[Collection entries]
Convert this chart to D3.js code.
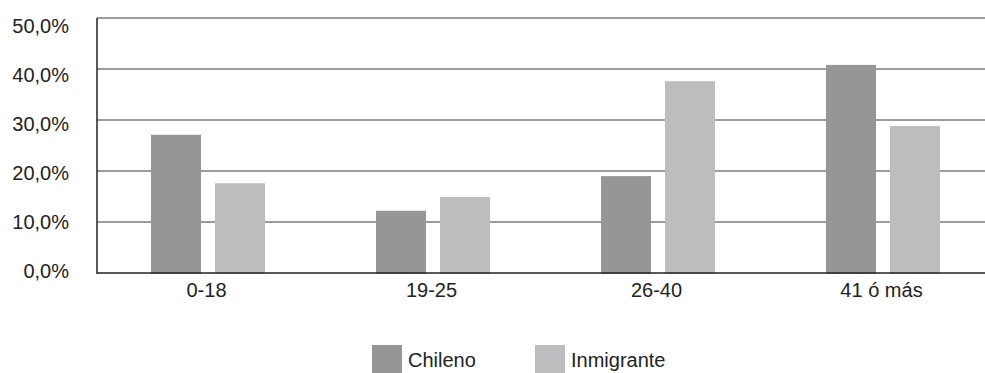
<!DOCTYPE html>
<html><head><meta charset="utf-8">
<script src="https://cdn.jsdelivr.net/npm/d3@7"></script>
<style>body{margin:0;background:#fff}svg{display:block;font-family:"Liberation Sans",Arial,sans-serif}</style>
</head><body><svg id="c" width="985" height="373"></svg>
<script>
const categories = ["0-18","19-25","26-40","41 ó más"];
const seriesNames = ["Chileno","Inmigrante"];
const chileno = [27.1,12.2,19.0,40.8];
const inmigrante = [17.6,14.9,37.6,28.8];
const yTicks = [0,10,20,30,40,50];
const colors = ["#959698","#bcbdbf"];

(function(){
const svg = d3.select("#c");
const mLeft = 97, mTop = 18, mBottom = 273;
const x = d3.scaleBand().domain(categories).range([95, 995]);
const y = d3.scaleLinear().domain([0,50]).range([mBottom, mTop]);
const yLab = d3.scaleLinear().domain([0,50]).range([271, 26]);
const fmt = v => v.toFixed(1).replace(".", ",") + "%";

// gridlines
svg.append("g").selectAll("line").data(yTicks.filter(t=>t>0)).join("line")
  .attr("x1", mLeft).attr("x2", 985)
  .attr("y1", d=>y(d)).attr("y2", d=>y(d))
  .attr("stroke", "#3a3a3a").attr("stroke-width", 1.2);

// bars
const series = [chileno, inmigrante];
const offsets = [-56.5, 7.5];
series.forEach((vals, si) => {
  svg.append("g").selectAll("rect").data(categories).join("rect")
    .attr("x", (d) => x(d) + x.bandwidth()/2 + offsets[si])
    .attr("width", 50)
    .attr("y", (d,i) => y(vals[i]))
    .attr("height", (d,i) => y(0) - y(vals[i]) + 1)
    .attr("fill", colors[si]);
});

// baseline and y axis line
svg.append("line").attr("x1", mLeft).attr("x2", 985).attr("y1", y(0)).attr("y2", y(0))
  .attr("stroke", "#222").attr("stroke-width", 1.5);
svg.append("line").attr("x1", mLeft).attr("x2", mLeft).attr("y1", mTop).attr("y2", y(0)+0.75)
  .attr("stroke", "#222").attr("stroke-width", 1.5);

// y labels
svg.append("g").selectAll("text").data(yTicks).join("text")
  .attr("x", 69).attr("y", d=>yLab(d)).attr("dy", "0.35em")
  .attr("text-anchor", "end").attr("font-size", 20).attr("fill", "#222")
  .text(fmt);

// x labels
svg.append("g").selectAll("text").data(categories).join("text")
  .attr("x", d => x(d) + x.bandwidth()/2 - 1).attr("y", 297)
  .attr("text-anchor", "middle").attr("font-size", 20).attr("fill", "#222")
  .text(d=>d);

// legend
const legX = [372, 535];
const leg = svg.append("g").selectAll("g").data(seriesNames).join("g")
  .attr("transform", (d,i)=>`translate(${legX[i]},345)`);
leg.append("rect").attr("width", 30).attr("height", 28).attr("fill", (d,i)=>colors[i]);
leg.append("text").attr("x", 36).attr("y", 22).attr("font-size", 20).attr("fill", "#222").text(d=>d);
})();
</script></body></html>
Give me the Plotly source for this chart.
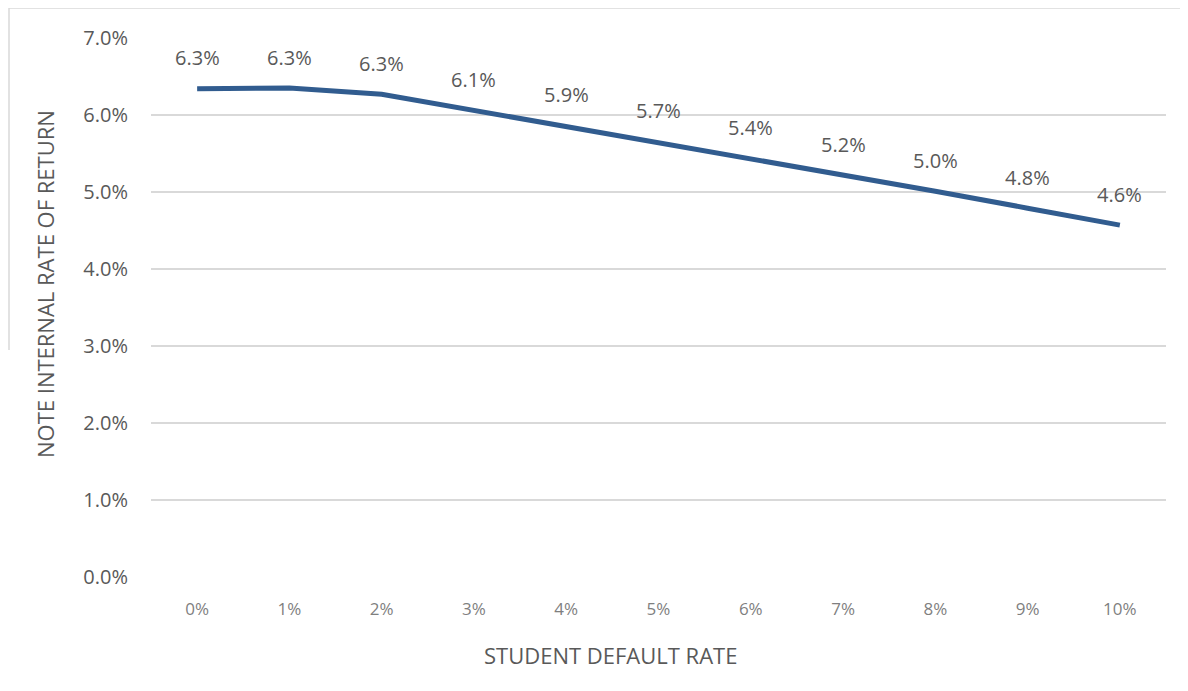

* _GIVEN TASK_: Leave the pictures out and reproduce all of the records exactly.

* _OUTPUT BELOW_:
Convert this chart to D3.js code.
<!DOCTYPE html>
<html><head><meta charset="utf-8">
<script src="https://cdn.jsdelivr.net/npm/d3@7"></script>
<style>body{margin:0;background:#fff}svg{display:block;font-family:"Liberation Sans",Arial,sans-serif}</style>
</head><body><svg id="c" width="985" height="373"></svg>
<script>
const categories = ["0-18","19-25","26-40","41 ó más"];
const seriesNames = ["Chileno","Inmigrante"];
const chileno = [27.1,12.2,19.0,40.8];
const inmigrante = [17.6,14.9,37.6,28.8];
const yTicks = [0,10,20,30,40,50];
const colors = ["#959698","#bcbdbf"];

(function(){
const svg = d3.select("#c");
const mLeft = 97, mTop = 18, mBottom = 273;
const x = d3.scaleBand().domain(categories).range([95, 995]);
const y = d3.scaleLinear().domain([0,50]).range([mBottom, mTop]);
const yLab = d3.scaleLinear().domain([0,50]).range([271, 26]);
const fmt = v => v.toFixed(1).replace(".", ",") + "%";

// gridlines
svg.append("g").selectAll("line").data(yTicks.filter(t=>t>0)).join("line")
  .attr("x1", mLeft).attr("x2", 985)
  .attr("y1", d=>y(d)).attr("y2", d=>y(d))
  .attr("stroke", "#3a3a3a").attr("stroke-width", 1.2);

// bars
const series = [chileno, inmigrante];
const offsets = [-56.5, 7.5];
series.forEach((vals, si) => {
  svg.append("g").selectAll("rect").data(categories).join("rect")
    .attr("x", (d) => x(d) + x.bandwidth()/2 + offsets[si])
    .attr("width", 50)
    .attr("y", (d,i) => y(vals[i]))
    .attr("height", (d,i) => y(0) - y(vals[i]) + 1)
    .attr("fill", colors[si]);
});

// baseline and y axis line
svg.append("line").attr("x1", mLeft).attr("x2", 985).attr("y1", y(0)).attr("y2", y(0))
  .attr("stroke", "#222").attr("stroke-width", 1.5);
svg.append("line").attr("x1", mLeft).attr("x2", mLeft).attr("y1", mTop).attr("y2", y(0)+0.75)
  .attr("stroke", "#222").attr("stroke-width", 1.5);

// y labels
svg.append("g").selectAll("text").data(yTicks).join("text")
  .attr("x", 69).attr("y", d=>yLab(d)).attr("dy", "0.35em")
  .attr("text-anchor", "end").attr("font-size", 20).attr("fill", "#222")
  .text(fmt);

// x labels
svg.append("g").selectAll("text").data(categories).join("text")
  .attr("x", d => x(d) + x.bandwidth()/2 - 1).attr("y", 297)
  .attr("text-anchor", "middle").attr("font-size", 20).attr("fill", "#222")
  .text(d=>d);

// legend
const legX = [372, 535];
const leg = svg.append("g").selectAll("g").data(seriesNames).join("g")
  .attr("transform", (d,i)=>`translate(${legX[i]},345)`);
leg.append("rect").attr("width", 30).attr("height", 28).attr("fill", (d,i)=>colors[i]);
leg.append("text").attr("x", 36).attr("y", 22).attr("font-size", 20).attr("fill", "#222").text(d=>d);
})();
</script></body></html>
Give me the Plotly source for this chart.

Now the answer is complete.